L77- Le salut par les chiens tenus

Ils sont là : deux beaux jeunes gens avec leurs chiens de race qu'ils tiennent en laisse. Image de la jeunesse qui souhaiterait tenir ses désirs, ses sentiments et le monde au bout d'une corde. Ils sont fiers, ces grands garçons, de leurs chiens, comme ils pourraient l'être d'eux-mêmes; fiers qu'ils rentrent leurs crocs, se soumettent à une volonté supérieure, défilent gentiment pour se faire admirer.

La forêt sauvage dominée et domestiquée par la grâce d'une ficelle ! Ils sentent, bien sûr, dans leur main la puissance des bêtes impatientes de se manifester, qui tirent sur la bride pour aller du côté indiqué par le flair, pour échapper au compagnonnage forcé, pour gambader, vagabonder, cavalcader, brigander, paillarder.
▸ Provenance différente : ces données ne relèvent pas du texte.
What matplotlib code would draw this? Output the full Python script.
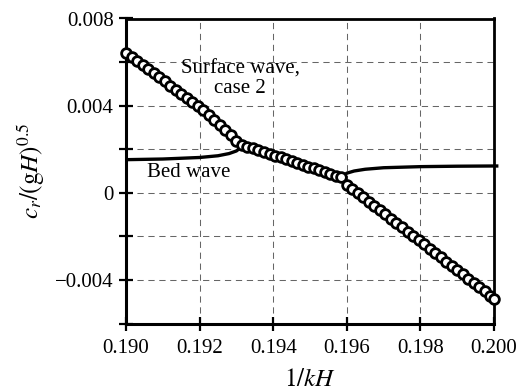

Mais il suffit d'un petit mouvement du poignet pour empêcher cette impulsion de devenir action. La force ne va pas, elle est entièrement enserrée, comme un atome, dans la paume. Car il est possible aussi de lancer les chiens contre ce monde inquiétant qui rôde autour de la jeunesse pour voir ce qu'elle vaut : les maîtres du savoir et du pouvoir, les maîtresses du plaisir... Mais de toute leur personne, ces éphèbes semblent proclamer que le vrai savoir est de savoir tenir, le vrai pouvoir est de pouvoir se retenir, le vrai plaisir est de ne dépendre que de soi. Ils s'éprouvent dieux et ne réclament que l'hommage des regards. Ils avancent lentement, majestueusement, du pas de celui que le temps même ne presse pas, qui décide du temps, qui ne prend pas la peine de se soucier de l'instant d'après. L'univers entier est convié à cette parade de l'homme victorieux de la nature et du destin. Ils avancent et donnent l'impression qu'ils pourraient ainsi, de leur pas assuré, avec leurs yeux levés vers les lointains, leur sceptre à la main, atteindre jusqu'à l'extrémité de l'univers. Tout frémit de puissance et d'exaltation contenues. Ils avancent et, soudain, tout s'arrête. Devant eux, le portrait géant de leur ami, mort à l'aube de sa jeunesse alors qu'il escaladait les cimes d'une montagne.

Qui a lâché les chiens du malheur, un glorieux après-midi d'été tout pareil à celui-ci ? De quelle main la laisse a-t-elle glissé ? Qui mettra à distance le malheur qui, désormais, ne vous lâche plus ? Qui chassera le souvenir dangereux qui, à chaque pas, vous rattrape ? Qui a détrôné cette jeunesse avant même qu'elle n'ait pu dire son mot ? Qui la sauvera du jeu de parade des chiens tenus, de la réalité déchaînée, tous crocs dehors, et des verdicts implacables de la nature et du destin ?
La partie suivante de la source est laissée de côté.